The industry stands ready to invest despite the impacts of Coronavirus. At SSE, as a UK headquartered company, we know how climate change and a green recovery are critical to all parts of the UK. That’s why we’ve put our money where our mouth is with £7.5bn of investment planned in the next five years - £4m every single day – on the low carbon infrastructure which will power all parts of the country for decades to come.

And our own draft business plan for the electricity transmission network we operate in the north of Scotland was stakeholder-led and designed to deliver the essential investment needed to deliver net zero, whilst maintaining reliability. Shovel-ready projects were ready to kickstart the green recovery there – the plan was in place.

The UK Government was also clearly wanting to stimulate investment and sounded the starting gun with a £3bn package to boost energy efficiency and cut household carbon emissions in early July. We expect the forthcoming Energy White Paper and National Infrastructure Strategy to build on this. The message is clearly one of investment over austerity.

Yet, despite willing partners, and ready-to-go investment plans, Ofgem’s initial view was not quite in step regarding the pace of change and ambition required.  The huge slashing of investment plans and the introduction of unwieldy mechanisms to sign-off future net zero investments looked likely to delay net zero efforts. And the regulated returns on offer to companies were below any comparable investment type, anywhere in the world.

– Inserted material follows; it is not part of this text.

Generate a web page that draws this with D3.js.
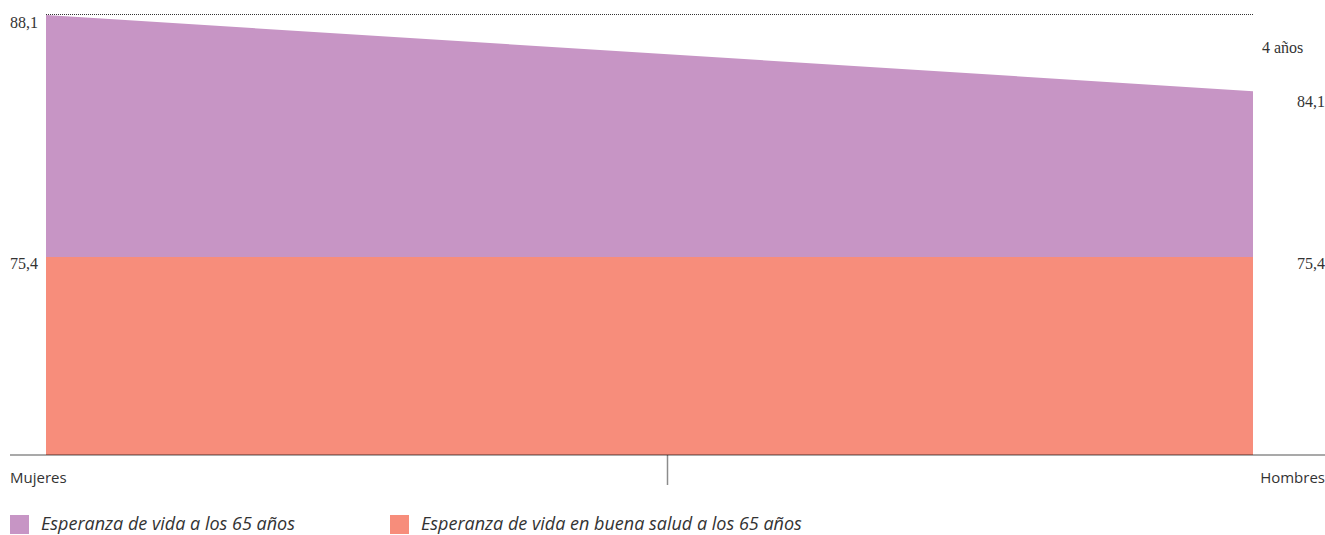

It’s absolutely right that Ofgem protects billpayers, but the cost of delaying critical investments will cause us to pay a much heavier price in years to come.  Far from putting net zero at the heart of the coronavirus recovery, the regulator’s plans could jeopardise net zero, as well as impact the reliability and security of supply of critical national infrastructure.

That’s why in our response to their draft plans we have set out fairly costed, constructive and workable solutions to ensure the regulatory framework delivers on net zero. Backed by businesses, local authorities and climate action groups and, importantly, by science - as the world’s first network company accredited as having a science based greenhouse gas target consistent with a road to net zero - our response points at a net zero pathway bringing long term value for money.

In it we have clear detailed asks. Investment plans should be commensurate with net zero. Expenditure allowances should cover the true costs of investments.  We should be empowered to invest adequately in maintaining and cost-effectively improving the reliability of our growing network. Critical preconstruction work should be factored in appropriately to the settlement. Ofgem’s complex new investment mechanisms for new net zero investments should be fast and effective, not slow and bureaucratic. And returns must be commensurate with the risk of these huge capital intensive projects.

But overall, my message to Ofgem is simple; there’s still time for us to work together to unlock the billions of pounds of investment needed to put the country on a path to net zero. Our plans are formed by stakeholders and evidence. They are deliverable. And by unlocking this investment we can kickstart the green economic recovery – and be the backbone of ‘build back better’.